Re: Clauses, etc
|From:||Christophe Grandsire <christophe.grandsire@...>|
|Date:||Tuesday, January 29, 2002, 7:38|
En réponse à Joel <supercooljoel@...>:
> I never really understood fully clauses and that sort of grammar, so in
> unseeing blindness, i attempted to construct a clause system.
> you enclose the clause in "nihk...il" if I am trying to say, "The man
> john hit yesterday is angry" Using that in English is should turn out to
> "Nihk The man john his yesterday il is angry". You follow? I hope I've
> the right idea with clauses here.
Partly. Indeed, I think using two words to enclose a subclause is a good idea.
The only problem I see in your system is: how do you know which noun of the
subclause is the subject of the verb of the principal clause?
I mean, if I take your example: "Nihk the man John hit yesterday il is angry".

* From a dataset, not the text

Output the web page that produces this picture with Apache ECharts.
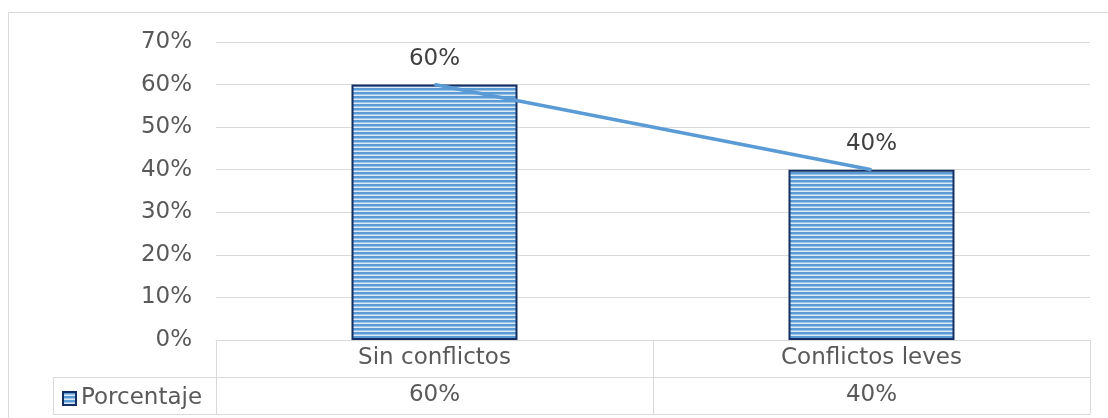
<!DOCTYPE html>
<html>
<head>
<meta charset="utf-8">
<script src="https://cdn.jsdelivr.net/npm/echarts@6/dist/echarts.min.js"></script>
<style>
html,body{margin:0;padding:0;background:#fff;}
#c{width:1108px;height:418px;}
</style>
</head>
<body>
<div id="c"></div>
<script>
// ---- data ----
var categories = ['Sin conflictos', 'Conflictos leves'];
var porcentaje = [60, 40];
var seriesName = 'Porcentaje';
var yTicks = [0, 10, 20, 30, 40, 50, 60, 70];

// ---- styles ----
var FONT = 'DejaVu Sans';
var TXT = '#595959';
var GRIDC = '#D9D9D9';

function stripePattern() {
  var cv = document.createElement('canvas');
  cv.width = 8; cv.height = 4;
  var g = cv.getContext('2d');
  g.fillStyle = '#5B9BD5'; g.fillRect(0, 0, 8, 2);
  g.fillStyle = '#9DC3E6'; g.fillRect(0, 2, 8, 1);
  g.fillStyle = '#DCEAF7'; g.fillRect(0, 3, 8, 1);
  return cv;
}
var pat = { image: stripePattern(), repeat: 'repeat' };

var chart = echarts.init(document.getElementById('c'));
var rowH = 37;

var option = {
  animation: false,
  backgroundColor: '#fff',
  textStyle: { fontFamily: FONT },
  grid: { left: 216, right: 18, top: 42, bottom: 78 },
  legend: {
    data: [seriesName],
    left: 62, top: 388, padding: 0,
    icon: 'rect', itemWidth: 13, itemHeight: 13, itemGap: 5,
    textStyle: { fontFamily: FONT, fontSize: 23, color: TXT, padding: [0, 0, 0, 0] }
  },
  xAxis: [
    {
      type: 'category', data: categories, position: 'bottom',
      axisLine: { show: true, lineStyle: { color: GRIDC, width: 1 } },
      axisTick: { show: true, length: rowH * 2, interval: 0, lineStyle: { color: GRIDC, width: 1 } },
      axisLabel: { fontFamily: FONT, fontSize: 23, color: TXT, margin: 7, interval: 0 }
    },
    {
      type: 'category', data: categories, position: 'bottom', offset: rowH,
      axisLine: { show: true, lineStyle: { color: GRIDC, width: 1 } },
      axisTick: { show: false },
      axisLabel: {
        fontFamily: FONT, fontSize: 23, color: TXT, margin: 7, interval: 0,
        formatter: function (v, i) { return porcentaje[i] + '%'; }
      }
    },
    {
      type: 'category', data: categories, position: 'bottom', offset: rowH * 2,
      axisLine: { show: true, lineStyle: { color: GRIDC, width: 1 } },
      axisTick: { show: false },
      axisLabel: { show: false }
    }
  ],
  yAxis: {
    type: 'value', min: yTicks[0], max: yTicks[yTicks.length - 1], interval: 10,
    axisLine: { show: false }, axisTick: { show: false },
    splitLine: { lineStyle: { color: GRIDC, width: 1 } },
    axisLabel: { fontFamily: FONT, fontSize: 23, color: TXT, margin: 24, formatter: '{value}%' }
  },
  series: [
    {
      name: seriesName, type: 'bar', data: porcentaje, barWidth: 166, xAxisIndex: 0,
      itemStyle: { color: pat, borderColor: '#132F63', borderWidth: 2 },
      label: { show: true, position: 'top', distance: 14, fontFamily: FONT, fontSize: 23, color: '#404040',
        formatter: function (p) { return p.value + '%'; } },
      z: 2
    },
    {
      name: 'Tendencia', type: 'line', data: porcentaje, xAxisIndex: 0,
      symbol: 'none', lineStyle: { color: '#5B9BD5', width: 3.5 }, z: 3, silent: true
    }
  ]
};
chart.setOption(option);

var y0 = Math.round(chart.convertToPixel({ yAxisIndex: 0 }, yTicks[0]));
var xLeft = Math.round(chart.convertToPixel({ xAxisIndex: 0 }, categories[0]) - (chart.convertToPixel({ xAxisIndex: 0 }, categories[1]) - chart.convertToPixel({ xAxisIndex: 0 }, categories[0])) / 2);
var legX = 53;
var ls = { stroke: GRIDC, lineWidth: 1 };
chart.setOption({
  legend: { top: y0 + rowH + 10 },
  graphic: [
    { type: 'rect', shape: { x: 8.5, y: 12.5, width: 1300, height: 600 }, style: { fill: null, stroke: GRIDC, lineWidth: 1 }, silent: true, z: -1 },
    { type: 'line', shape: { x1: legX + 0.5, y1: y0 + rowH + 0.5, x2: xLeft, y2: y0 + rowH + 0.5 }, style: ls },
    { type: 'line', shape: { x1: legX + 0.5, y1: y0 + 2 * rowH + 0.5, x2: xLeft, y2: y0 + 2 * rowH + 0.5 }, style: ls },
    { type: 'line', shape: { x1: legX + 0.5, y1: y0 + rowH + 0.5, x2: legX + 0.5, y2: y0 + 2 * rowH + 0.5 }, style: ls }
  ]
});
</script>
</body>
</html>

Who is angry? The man, or John? It could be both, since nothing outside the
subclause shows which is the subject of "is angry". A way you could solve this
problem is to use different enclosing words depending on whether the antecedent
(that's to say, the noun to which the subclause is added) is the subject or the
object of the subclause. For instance, with your idea, "nihk... li" would mark
that the object is the antecedent, while for instance "nes... li" would mark
that the subject is the antecedent.
With this idea, you would construct things that way:
"Nihk John hit the man yesterday il is angry": The man that John hit yesterday
"Nes John hit the man yesterday il is angry": John, who hit the man yesterday,
But usually, languages (including English) solve this problem by putting the
antecedent in the principal clause (In "the man (that John hit yesterday) is
angry", "the man" is in the principal clause "the man is angry"). With your
idea, the construction would be:
"The man nihk John hit yesterday il is angry" (or maybe "the man nihk John hit
him yesterday il is angry", with "him" reminding the function of "the man" in
In fact, I prefer your first idea, of putting the antecedent in the subclause
instead of the principal clause, but since you admit yourself that you don't
understand much of subclauses, maybe you should begin with an easier system (I
mean, more similar to English). Once you've mastered this simple one and
understood really how it works, you can begin doing more original things.
> Any help or criticism is helpful, be reminded, I have NO idea what I'm
> talking about!
Well, simply speaking, making subclauses is complexifying a sentence by
replacing what should be noun phrases or adjectives by verbal sentences. For
instance, a relative subclause ("The man (that John hit yesterday)") is really
a complex adjective with a verb inside (like an adjective, this subclause is
used to qualify a noun). In "I said (that John hit the man yesterday)", "that
John hit the man yesterday" is really the object of the verb "said" (see
something like: "I said the truth", where "the truth" is obviously the object),
but an object with a verb inside. In the sentence "I am angry (because John hit
the man yesterday)", "because John hit the man yesterday" is really a
circonstancial complement (comparable to "for that reason" in "I am angry for
that reason"), but with a verb inside.
So try to remember this simple idea: a subclause is a verbal sentence used to
replace a noun phrase or an adjective. When you understood that, you understood
70% of what's going on with subclauses.
Take your life as a movie: do not let anybody else play the leading role.